*What is needed:* Copy out each line featuring the string "this" from the entries beneath.

+++

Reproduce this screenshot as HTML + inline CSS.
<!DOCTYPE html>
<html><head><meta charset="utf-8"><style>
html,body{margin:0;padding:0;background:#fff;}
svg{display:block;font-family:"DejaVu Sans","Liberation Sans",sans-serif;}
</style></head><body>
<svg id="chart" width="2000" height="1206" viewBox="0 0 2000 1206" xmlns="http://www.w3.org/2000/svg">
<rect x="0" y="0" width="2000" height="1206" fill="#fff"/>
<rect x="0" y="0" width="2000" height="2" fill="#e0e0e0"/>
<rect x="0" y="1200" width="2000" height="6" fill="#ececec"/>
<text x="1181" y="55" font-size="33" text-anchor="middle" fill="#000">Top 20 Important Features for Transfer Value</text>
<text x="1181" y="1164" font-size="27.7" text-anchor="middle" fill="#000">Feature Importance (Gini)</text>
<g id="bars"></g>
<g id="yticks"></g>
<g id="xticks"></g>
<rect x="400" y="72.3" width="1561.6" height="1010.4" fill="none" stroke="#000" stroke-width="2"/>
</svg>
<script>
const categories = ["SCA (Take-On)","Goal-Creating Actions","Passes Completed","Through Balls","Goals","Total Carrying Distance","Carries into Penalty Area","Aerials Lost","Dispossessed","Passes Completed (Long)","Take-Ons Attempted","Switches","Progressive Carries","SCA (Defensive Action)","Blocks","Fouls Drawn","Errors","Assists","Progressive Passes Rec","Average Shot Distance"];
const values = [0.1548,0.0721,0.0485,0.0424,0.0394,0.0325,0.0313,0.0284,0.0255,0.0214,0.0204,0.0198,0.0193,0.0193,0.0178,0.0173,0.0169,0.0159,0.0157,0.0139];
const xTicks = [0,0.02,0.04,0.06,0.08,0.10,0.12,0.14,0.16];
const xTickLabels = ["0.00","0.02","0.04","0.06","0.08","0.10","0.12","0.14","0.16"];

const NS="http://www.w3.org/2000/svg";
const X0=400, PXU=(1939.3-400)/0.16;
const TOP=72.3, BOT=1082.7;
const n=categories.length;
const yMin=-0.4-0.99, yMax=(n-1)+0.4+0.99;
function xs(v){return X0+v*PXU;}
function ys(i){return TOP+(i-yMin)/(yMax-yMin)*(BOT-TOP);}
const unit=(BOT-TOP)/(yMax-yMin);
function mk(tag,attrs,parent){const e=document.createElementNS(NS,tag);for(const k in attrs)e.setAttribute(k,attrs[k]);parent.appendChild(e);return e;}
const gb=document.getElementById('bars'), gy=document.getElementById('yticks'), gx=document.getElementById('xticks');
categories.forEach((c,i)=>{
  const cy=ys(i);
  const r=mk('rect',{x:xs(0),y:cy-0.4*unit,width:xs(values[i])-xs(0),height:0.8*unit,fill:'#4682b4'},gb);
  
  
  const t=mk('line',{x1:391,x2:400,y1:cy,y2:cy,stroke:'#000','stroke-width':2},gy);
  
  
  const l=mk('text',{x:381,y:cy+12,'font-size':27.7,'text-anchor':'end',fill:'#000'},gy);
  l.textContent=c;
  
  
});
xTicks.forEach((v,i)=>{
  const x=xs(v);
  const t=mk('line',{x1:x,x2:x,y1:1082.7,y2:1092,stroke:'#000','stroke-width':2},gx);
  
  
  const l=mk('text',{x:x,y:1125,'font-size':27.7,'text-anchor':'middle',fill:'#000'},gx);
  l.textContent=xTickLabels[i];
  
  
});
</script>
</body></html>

+++

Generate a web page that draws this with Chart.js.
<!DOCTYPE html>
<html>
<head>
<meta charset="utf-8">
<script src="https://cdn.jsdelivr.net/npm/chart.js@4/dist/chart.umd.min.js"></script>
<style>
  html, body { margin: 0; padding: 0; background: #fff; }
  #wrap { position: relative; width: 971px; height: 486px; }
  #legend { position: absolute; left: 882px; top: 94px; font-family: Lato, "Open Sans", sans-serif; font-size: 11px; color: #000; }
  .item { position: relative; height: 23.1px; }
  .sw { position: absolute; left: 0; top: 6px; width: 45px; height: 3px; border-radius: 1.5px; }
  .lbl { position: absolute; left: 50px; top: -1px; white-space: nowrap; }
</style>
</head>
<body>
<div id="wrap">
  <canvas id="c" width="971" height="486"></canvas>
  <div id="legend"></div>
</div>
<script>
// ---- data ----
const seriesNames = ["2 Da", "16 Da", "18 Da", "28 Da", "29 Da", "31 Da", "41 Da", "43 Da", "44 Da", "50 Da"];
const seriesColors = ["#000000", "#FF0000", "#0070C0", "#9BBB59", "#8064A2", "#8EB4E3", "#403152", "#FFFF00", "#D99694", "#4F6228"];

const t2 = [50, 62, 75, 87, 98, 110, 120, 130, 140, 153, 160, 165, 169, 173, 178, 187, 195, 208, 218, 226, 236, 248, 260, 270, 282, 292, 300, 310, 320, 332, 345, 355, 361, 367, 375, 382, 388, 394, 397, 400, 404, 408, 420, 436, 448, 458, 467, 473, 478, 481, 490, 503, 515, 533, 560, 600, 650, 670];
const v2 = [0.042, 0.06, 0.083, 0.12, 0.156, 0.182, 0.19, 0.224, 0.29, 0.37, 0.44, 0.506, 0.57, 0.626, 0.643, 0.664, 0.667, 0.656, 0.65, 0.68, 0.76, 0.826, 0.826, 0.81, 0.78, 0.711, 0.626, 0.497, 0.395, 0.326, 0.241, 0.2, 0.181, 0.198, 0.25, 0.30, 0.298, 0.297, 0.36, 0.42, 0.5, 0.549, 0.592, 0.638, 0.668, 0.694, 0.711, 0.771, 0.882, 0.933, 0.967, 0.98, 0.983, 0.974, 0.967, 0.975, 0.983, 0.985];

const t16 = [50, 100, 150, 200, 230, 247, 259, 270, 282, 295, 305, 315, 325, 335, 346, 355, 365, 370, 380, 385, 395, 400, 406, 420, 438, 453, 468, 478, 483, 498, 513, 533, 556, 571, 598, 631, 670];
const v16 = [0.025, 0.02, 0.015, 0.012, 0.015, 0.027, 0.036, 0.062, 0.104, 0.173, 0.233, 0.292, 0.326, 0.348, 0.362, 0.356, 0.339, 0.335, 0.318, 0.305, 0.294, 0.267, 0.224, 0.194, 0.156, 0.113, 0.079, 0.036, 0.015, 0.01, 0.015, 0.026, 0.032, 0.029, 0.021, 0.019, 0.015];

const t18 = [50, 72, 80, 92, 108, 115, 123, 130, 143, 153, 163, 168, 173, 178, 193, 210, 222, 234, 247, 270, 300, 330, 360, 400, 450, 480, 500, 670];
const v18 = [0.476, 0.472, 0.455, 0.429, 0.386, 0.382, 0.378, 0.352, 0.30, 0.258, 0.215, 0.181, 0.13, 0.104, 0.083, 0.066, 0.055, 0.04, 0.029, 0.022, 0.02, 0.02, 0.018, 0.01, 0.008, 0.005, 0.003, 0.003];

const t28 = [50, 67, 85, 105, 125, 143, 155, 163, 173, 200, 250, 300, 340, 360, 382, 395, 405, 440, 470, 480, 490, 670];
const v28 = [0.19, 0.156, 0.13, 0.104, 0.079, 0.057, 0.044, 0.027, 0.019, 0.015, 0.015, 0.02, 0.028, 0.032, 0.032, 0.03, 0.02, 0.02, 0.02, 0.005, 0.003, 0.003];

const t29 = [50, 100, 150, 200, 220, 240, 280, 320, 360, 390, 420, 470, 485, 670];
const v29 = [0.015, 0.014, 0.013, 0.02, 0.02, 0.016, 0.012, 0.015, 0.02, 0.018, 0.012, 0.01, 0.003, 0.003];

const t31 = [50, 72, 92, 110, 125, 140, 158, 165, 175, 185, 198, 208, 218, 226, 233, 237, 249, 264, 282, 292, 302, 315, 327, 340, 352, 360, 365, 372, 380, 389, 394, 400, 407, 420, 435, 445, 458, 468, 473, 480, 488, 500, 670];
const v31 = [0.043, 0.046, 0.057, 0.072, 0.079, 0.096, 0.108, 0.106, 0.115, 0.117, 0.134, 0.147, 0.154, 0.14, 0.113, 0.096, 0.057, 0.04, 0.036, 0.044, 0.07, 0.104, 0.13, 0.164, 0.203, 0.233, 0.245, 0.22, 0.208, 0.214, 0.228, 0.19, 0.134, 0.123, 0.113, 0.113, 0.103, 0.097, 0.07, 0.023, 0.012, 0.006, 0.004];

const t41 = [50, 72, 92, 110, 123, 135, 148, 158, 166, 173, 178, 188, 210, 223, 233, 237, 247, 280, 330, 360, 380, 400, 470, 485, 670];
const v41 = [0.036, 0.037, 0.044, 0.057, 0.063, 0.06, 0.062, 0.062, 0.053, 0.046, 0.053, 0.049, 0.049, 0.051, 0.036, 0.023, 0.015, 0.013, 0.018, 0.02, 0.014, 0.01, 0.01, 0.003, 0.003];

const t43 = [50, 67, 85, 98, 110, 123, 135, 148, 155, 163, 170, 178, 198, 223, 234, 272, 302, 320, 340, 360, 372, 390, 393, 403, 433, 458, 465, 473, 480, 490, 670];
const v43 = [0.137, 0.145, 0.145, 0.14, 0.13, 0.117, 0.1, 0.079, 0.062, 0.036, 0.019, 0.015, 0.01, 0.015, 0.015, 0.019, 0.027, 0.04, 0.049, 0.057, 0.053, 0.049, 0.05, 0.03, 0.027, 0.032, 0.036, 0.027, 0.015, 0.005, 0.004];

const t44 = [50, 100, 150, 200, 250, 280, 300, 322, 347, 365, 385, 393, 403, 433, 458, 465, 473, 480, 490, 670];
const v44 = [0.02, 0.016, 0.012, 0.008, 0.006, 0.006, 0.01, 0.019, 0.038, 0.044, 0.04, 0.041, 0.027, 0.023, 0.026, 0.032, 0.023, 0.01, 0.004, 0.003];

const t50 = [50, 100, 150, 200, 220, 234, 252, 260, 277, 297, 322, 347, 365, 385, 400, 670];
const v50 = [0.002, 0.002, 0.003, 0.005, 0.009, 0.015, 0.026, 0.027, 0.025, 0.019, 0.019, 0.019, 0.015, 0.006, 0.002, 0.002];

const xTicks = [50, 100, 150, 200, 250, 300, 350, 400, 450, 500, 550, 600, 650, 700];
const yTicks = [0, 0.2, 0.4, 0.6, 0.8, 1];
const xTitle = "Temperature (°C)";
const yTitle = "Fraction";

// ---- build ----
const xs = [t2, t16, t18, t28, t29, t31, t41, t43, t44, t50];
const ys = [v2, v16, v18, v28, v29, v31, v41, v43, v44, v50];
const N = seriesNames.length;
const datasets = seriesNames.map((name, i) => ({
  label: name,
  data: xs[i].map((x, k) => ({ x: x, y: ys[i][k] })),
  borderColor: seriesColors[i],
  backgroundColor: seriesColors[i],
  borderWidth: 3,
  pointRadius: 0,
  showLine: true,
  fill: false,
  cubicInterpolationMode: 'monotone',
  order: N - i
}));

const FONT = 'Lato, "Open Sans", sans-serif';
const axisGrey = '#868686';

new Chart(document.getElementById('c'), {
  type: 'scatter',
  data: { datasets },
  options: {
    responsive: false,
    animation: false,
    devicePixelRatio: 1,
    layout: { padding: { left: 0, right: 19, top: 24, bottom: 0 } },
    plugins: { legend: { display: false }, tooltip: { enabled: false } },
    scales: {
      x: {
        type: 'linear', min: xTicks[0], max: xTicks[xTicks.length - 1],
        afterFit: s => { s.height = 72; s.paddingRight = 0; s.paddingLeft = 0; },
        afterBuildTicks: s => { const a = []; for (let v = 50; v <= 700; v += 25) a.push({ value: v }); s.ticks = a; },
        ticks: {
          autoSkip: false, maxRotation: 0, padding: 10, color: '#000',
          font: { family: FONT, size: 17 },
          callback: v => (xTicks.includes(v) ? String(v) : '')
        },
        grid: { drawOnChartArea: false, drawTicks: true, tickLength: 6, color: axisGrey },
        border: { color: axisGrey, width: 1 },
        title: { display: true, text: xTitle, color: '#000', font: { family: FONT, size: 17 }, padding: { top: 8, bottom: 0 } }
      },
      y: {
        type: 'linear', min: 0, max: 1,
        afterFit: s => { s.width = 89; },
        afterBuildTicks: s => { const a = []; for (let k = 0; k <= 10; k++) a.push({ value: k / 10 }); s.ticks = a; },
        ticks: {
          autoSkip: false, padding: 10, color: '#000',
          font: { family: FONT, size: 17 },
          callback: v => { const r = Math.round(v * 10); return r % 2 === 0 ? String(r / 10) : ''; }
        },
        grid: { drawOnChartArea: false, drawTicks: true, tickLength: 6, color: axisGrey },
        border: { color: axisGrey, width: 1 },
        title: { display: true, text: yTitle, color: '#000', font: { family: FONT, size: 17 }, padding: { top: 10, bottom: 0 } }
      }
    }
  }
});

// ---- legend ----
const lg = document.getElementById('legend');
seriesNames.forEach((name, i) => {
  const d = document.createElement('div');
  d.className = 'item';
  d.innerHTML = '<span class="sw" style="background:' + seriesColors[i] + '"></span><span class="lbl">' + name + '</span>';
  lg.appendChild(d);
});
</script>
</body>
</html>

+++

*Full response:*
Reproduce this screenshot as HTML + inline CSS.
Generate a web page that draws this with Chart.js.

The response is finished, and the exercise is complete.